Part of the problem with loving both board games and video games is it is hard to keep the correct perspective on how exactly these different mediums require different mechanics to be fun. The surface differences are obvious. You can directly interact with the game world in video games better. They are also more expansive and require the player to rely less on his imagination — often creating linear, story-based game play and win conditions entirely impossible in a board game. Board games are more tactile, more social, and require a certain baseline of strategy that is not necessary in all video games (not that some video games don’t have more strategy than board games — strategy just isn’t a huge prerequisite in video games).
These difference are unavoidable, so there is no need to consider them in this discussion other than to mention them and throw them away completely.

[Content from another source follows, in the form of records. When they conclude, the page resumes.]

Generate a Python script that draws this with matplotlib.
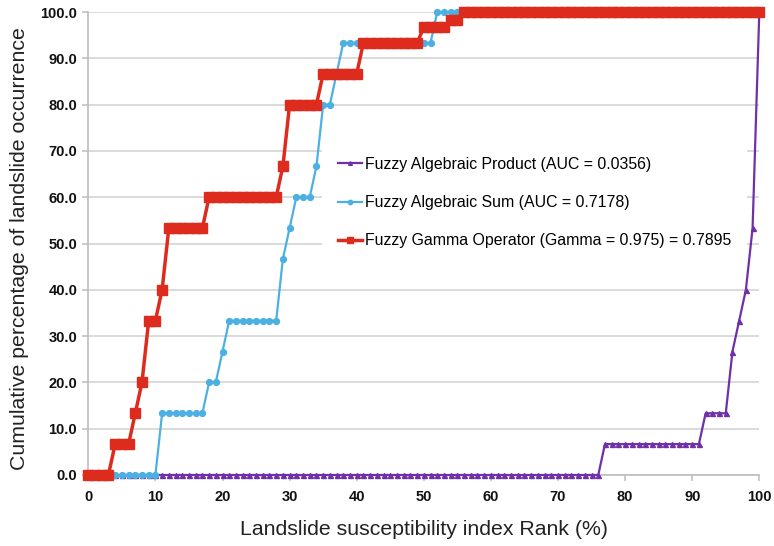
import numpy as np
import matplotlib
matplotlib.use('agg')
import matplotlib.pyplot as plt

plt.rcParams['font.family'] = ['Liberation Sans', 'DejaVu Sans']

# landslide susceptibility index rank, 1 % steps
rank = np.arange(0, 101)

# each curve: level (%) and number of ranks on it
product_levels = [0.0, 6.67, 13.33, 26.67, 33.33, 40.0, 53.33, 100.0]
product_counts = [77, 15, 4, 1, 1, 1, 1, 1]

sum_levels = [0.0, 13.33, 20.0, 26.67, 33.33, 46.67, 53.33, 60.0, 66.67, 80.0, 86.67, 93.33, 100.0]
sum_counts = [11, 7, 2, 1, 8, 1, 1, 3, 1, 2, 1, 14, 49]

gamma_levels = [0.0, 6.67, 13.33, 20.0, 33.33, 40.0, 53.33, 60.0, 66.67, 80.0, 86.67, 93.33, 96.67, 98.33, 100.0]
gamma_counts = [4, 3, 1, 1, 2, 1, 6, 11, 1, 5, 6, 9, 4, 2, 45]

labels = ['Fuzzy Algebraic Product (AUC = 0.0356)',
          'Fuzzy Algebraic Sum (AUC = 0.7178)',
          'Fuzzy Gamma Operator (Gamma = 0.975) = 0.7895']

product = np.repeat(product_levels, product_counts)
fsum = np.repeat(sum_levels, sum_counts)
gamma = np.repeat(gamma_levels, gamma_counts)

fig = plt.figure(figsize=(7.74, 5.46), dpi=100)
ax = fig.add_axes([88.3 / 774, 1 - 475 / 546, (759.3 - 88.3) / 774, (475 - 12) / 546])

ax.plot(rank, product, color='#7030A8', lw=1.6, marker='^', ms=3.6, clip_on=False, label=labels[0], zorder=3)
ax.plot(rank, fsum, color='#4CB0E2', lw=1.6, marker='o', ms=4.2, clip_on=False, label=labels[1], zorder=4)
ax.plot(rank, gamma, color='#DD2C1E', lw=2.5, marker='s', ms=6.5, clip_on=False, label=labels[2], zorder=5)

ax.set_xlim(0, 100)
ax.set_ylim(0, 100)
ax.set_xticks(np.arange(0, 101, 10))
ax.set_yticks(np.arange(0, 101, 10))
ax.set_yticklabels([f'{v:.1f}' for v in np.arange(0, 101, 10)])
ax.yaxis.grid(True, color='#D4D4D4', lw=1.2, zorder=0)
ax.set_axisbelow(True)

for side in ['top', 'right']:
    ax.spines[side].set_visible(False)
for side in ['left', 'bottom']:
    ax.spines[side].set_color('#BDBDBD')
    ax.spines[side].set_linewidth(1.2)

ax.tick_params(axis='both', colors='#BDBDBD', labelcolor='#111111', labelsize=10.5, length=4, width=1.1)
ax.tick_params(axis='x', pad=7)
ax.tick_params(axis='y', pad=4)
for t in ax.get_xticklabels() + ax.get_yticklabels():
    t.set_fontweight('bold')

ax.set_xlabel('Landslide susceptibility index Rank (%)', fontsize=15.3, color='#222222')
ax.set_ylabel('Cumulative percentage of landslide occurrence', fontsize=15.3, color='#222222')
ax.xaxis.set_label_coords(0.5, -0.097)
ax.yaxis.set_label_coords(-0.089, 0.49)

leg = ax.legend(loc='upper left', bbox_to_anchor=(322 / 774, 1 - 141 / 546), bbox_transform=fig.transFigure,
                fontsize=11.4, frameon=True, facecolor='white', edgecolor='none', framealpha=1,
                fancybox=False, borderaxespad=0, borderpad=1.0, handlelength=1.55,
                handletextpad=0.15, labelspacing=1.47, markerscale=0.75)
leg.set_zorder(6)

fig.savefig('out.png', dpi=100)
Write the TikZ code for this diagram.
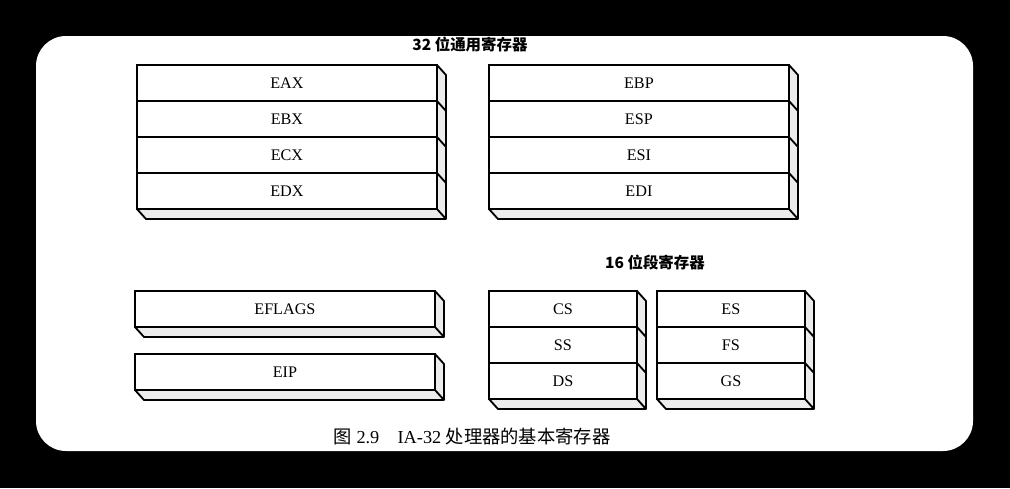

The important difference between board games and video games is the ability to take care of tedious actions. Video games can keep track of an infinite amount of information for you and display this information in a way where you avoid the tedium of constantly having to reference different game trackers. Game trackers, of course, are any changing number, ability, or penalty that you need to keep track of during the game (thus “game” and “trackers”). This is not a worry for video games, and I forgot that completely when designing my first game — Urban Expansion.
I should have realized this would be an issue during the game testing. After each round, we had to write down several numbers: the game score (which also doubled as the money received at the end of each round), money off of buying new stuff, and penalties for money received at the end of the round. We would go person-by-person and ask them what changes occurred to each of their numbers. Then we would go person by person and subtract their penalties from their game scores and hand out the appropriate money.
If you think reading a few sentences about it is tedious, you should try actually playing the game (except you can’t, and you shouldn’t). The time between each round took almost as much time as the rounds themselves, and the game drug for that reason. I succeeded in making the game part of the game fun and balanced and competitive. But keeping track of everything going on in the game was too much.
Add into this some other small mistakes, and it was a complete failure. I made the text on all the cards in the game too small ( you had to hold them up to your face to read it). I made everything too textual when board games are usually a visual medium. Those mistakes, combined with the game tracking mistake, and it wasn’t any fun at all. In fact, the game was actually more fun when I was play testing it and writing down all the information on a pad of paper after each round. When I added a game board to track the information, it actually became less fun. And here, I thought that would fix some of the issues!
On my second attempt at a game, Flatworld Shipping, I initially made the (easily correctable) mistake of taking the Monopoly approach to winning a game. If you somehow aren’t familiar, players lose in Monopoly by going completely bankrupt in the game — at which point, they are out of the game completely. Which means the winner is the one player who never went bankrupt and thus holds the entire market share of the fictional business world. In general, this is a bad game mechanic that even Monopoly barely pulls off.
The problem with this mechanic comes when playing with people who aren’t idiots. It’s completely possible to not be an idiot and lose quickly in the game. Monopoly is a game of chance, so a string of bad luck can wreck even the smartest player’s ability to win. But in most cases, if the people playing are smart, they know how to hold on in the game and slowly, slowly die. They can end the game earlier by taking bigger risks designed to basically suicide themselves, but the most stubborn of players will fade away slowly.
A few months ago, my wife and I were visiting some friends in Boston, and we played some Monopoly. The game pretty much played out where I lucked into a bigger initial foothold on the board, so I controlled where all monopolies would go. As my wife and friends started to lose money against me, I would keep them in the game by giving them huge amounts of money for some of the properties they wanted.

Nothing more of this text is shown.